Model Cornerstone Assessments, a component of the new National Core Arts Standards, was created as a field test for second, fifth and eighth grades and the three high school levels to show student achievement from standards-based education under the new visual arts standards in those grades.
“Because I do teach K-8, I will be using the new standards as a base for lessons in other grades as well, though they will not be officially part of the pilot program,” Tomaso said.
“This is a huge honor for our school and a great opportunity for students to participate in the education process,” the teacher explained.
“The work students turn in as examples will be used to evaluate the standards, helping the national board to adjust or finalize a national standard system,” she said.
CCS will be recognized as a participating school, she noted.
“Student work chosen by the board will also be used as examples for standard proficiency for teachers and programs across the United States.”
The pilot program is now in effect, and Tomaso will begin lessons and projects the week of Feb. 22, focusing on grades two and five.

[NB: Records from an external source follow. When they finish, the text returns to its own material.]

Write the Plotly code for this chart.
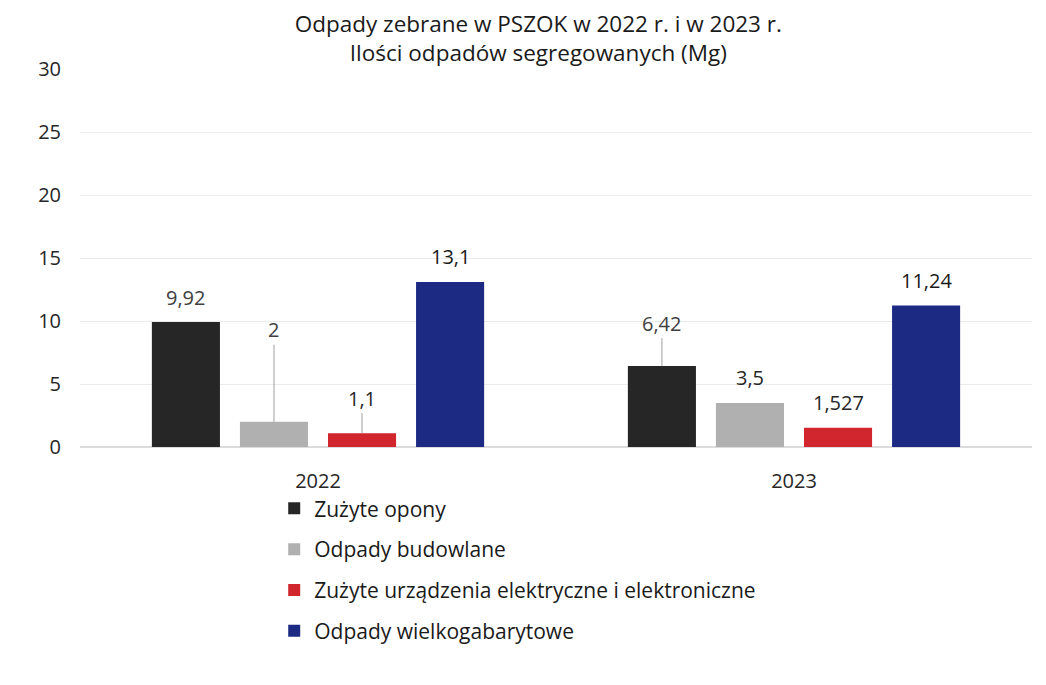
import plotly.graph_objects as go

categories = ["2022", "2023"]
series_names = ["Zużyte opony", "Odpady budowlane",
                "Zużyte urządzenia elektryczne i elektroniczne", "Odpady wielkogabarytowe"]
zuzyte_opony = [9.92, 6.42]
odpady_budowlane = [2.0, 3.5]
zuzyte_urzadzenia = [1.1, 1.527]
odpady_wielkogabarytowe = [13.1, 11.24]
labels = [["9,92", "6,42"], ["2", "3,5"], ["1,1", "1,527"], ["13,1", "11,24"]]
y_ticks = [0, 5, 10, 15, 20, 25, 30]

colors = ["#262626", "#b0b0b0", "#d2262f", "#1c2a84"]
label_colors = [["#404040", "#404040"], ["#404040", "#262626"],
                ["#262626", "#262626"], ["#1a1a1a", "#1a1a1a"]]
# label offset (px above bar top); leader line where large
label_offsets = [[25, 43], [92, 25], [35, 25], [25, 25]]
leader = [[False, True], [True, False], [True, False], [False, False]]

values = [zuzyte_opony, odpady_budowlane, zuzyte_urzadzenia, odpady_wielkogabarytowe]
FONT = "Open Sans"

fig = go.Figure()
for k, (name, vals, col) in enumerate(zip(series_names, values, colors)):
    fig.add_trace(go.Bar(name=name, x=categories, y=vals, marker_color=col,
                         marker_line_width=0, legendgroup=f"g{k}"))

bargap = 0.26
bargroupgap = 0.227
nser = len(values)
plot_left, plot_right = 72, 1024
cat_px = (plot_right - plot_left) / len(categories)
slot_px = cat_px * (1 - bargap) / nser

annotations = []
for i in range(nser):
    xshift = (i - (nser - 1) / 2) * slot_px
    for j, cat in enumerate(categories):
        off = label_offsets[i][j]
        if leader[i][j]:
            annotations.append(dict(x=j, y=values[i][j], xref="x", yref="y",
                                    text=labels[i][j], showarrow=True, arrowhead=0,
                                    arrowwidth=1, arrowcolor="#a0a0a0", ax=0, ay=-off,
                                    xshift=xshift, standoff=0,
                                    font=dict(family=FONT, size=20, color=label_colors[i][j])))
        else:
            annotations.append(dict(x=j, y=values[i][j], xref="x", yref="y",
                                    text=labels[i][j], showarrow=False,
                                    xshift=xshift, yshift=off,
                                    font=dict(family=FONT, size=20, color=label_colors[i][j])))

fig.update_layout(
    width=1046, height=685,
    margin=dict(l=72, r=22, t=61, b=246),
    paper_bgcolor="white", plot_bgcolor="white",
    barmode="group", bargap=bargap, bargroupgap=bargroupgap,
    title=dict(text="Odpady zebrane w PSZOK w 2022 r. i w 2023 r.<br>Ilości odpadów segregowanych (Mg)",
               x=0.507, xanchor="center", y=0.965, yanchor="middle",
               font=dict(family=FONT, size=22.5, color="#1a1a1a")),
    font=dict(family=FONT, size=20, color="#262626"),
    showlegend=True,
    legend=dict(orientation="v", x=0.204, xanchor="left", y=-0.109, yanchor="top",
                font=dict(family=FONT, size=21, color="#1a1a1a"),
                tracegroupgap=10.5, itemwidth=30, traceorder="grouped"),
    annotations=annotations,
)
fig.update_yaxes(range=[0, 30], tickvals=y_ticks, showgrid=True, gridcolor="#ebebeb",
                 zeroline=True, zerolinecolor="#dcdcdc", ticks="", ticklabelstandoff=18,
                 tickfont=dict(family=FONT, size=20, color="#262626"))
fig.update_xaxes(type="category", range=[-0.5, 1.5], showgrid=False, ticks="", showline=False,
                 ticklabelstandoff=20,
                 tickfont=dict(family=FONT, size=20, color="#262626"))

fig.write_html("out.html")
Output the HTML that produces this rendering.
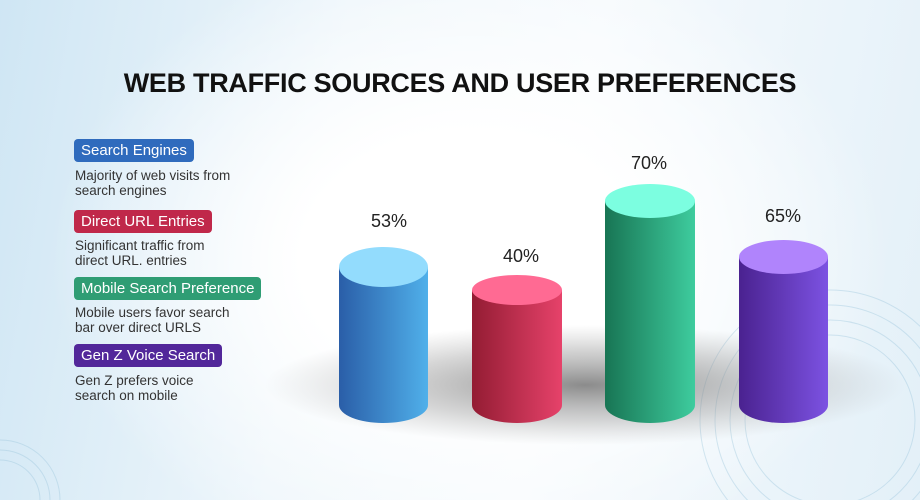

Eighth grade students are also eligible but time constraints won’t allow them to participate, Tomaso said.
Second grade students will be working on self-portraits and fifth grade students will be working with places of personal significance.
On April 15 Tomaso will turn in 20 examples from each class, or a total of 60 from second grade and 40 from fifth grade.
Student work will not be released without parent-guardian permission. Also, students won’t be identified by name in connection with any data or artwork sent in as examples for the national review board.
“The lessons are intended more as a unit than a single lesson and I should have different examples to give the national board,” Tomaso explained.
Students will also receive a regular classroom grade for their finished projects.
“This is part of the assessment process, to see how the new standards apply to lessons,” the teacher explained.
Tomaso found out about the survey through the Nebraska Art Teachers Association last fall.
The application process involved taking a survey, submitting Tomaso’s resume and a description of how she implements standards in her classroom, and administrative approval.
She learned Dec. 23 that CCS had been selected to participate.
“I’m also very proud to add we are the only school in Nebraska chosen as a pilot program school,” Tomaso commented
“I am very excited for my students.”
The national arts standards are created more as a guideline than a strict standard. The plan, according to Tomaso, is to give teachers a framework to work from, giving students a well-rounded art education.
Anchor standards include creating, performing/presenting/producing, responding and connecting.
“I am very excited to see the finished art work of my students, as well as that from other participating schools, and the outcome of the pilot program,” Tomaso concluded.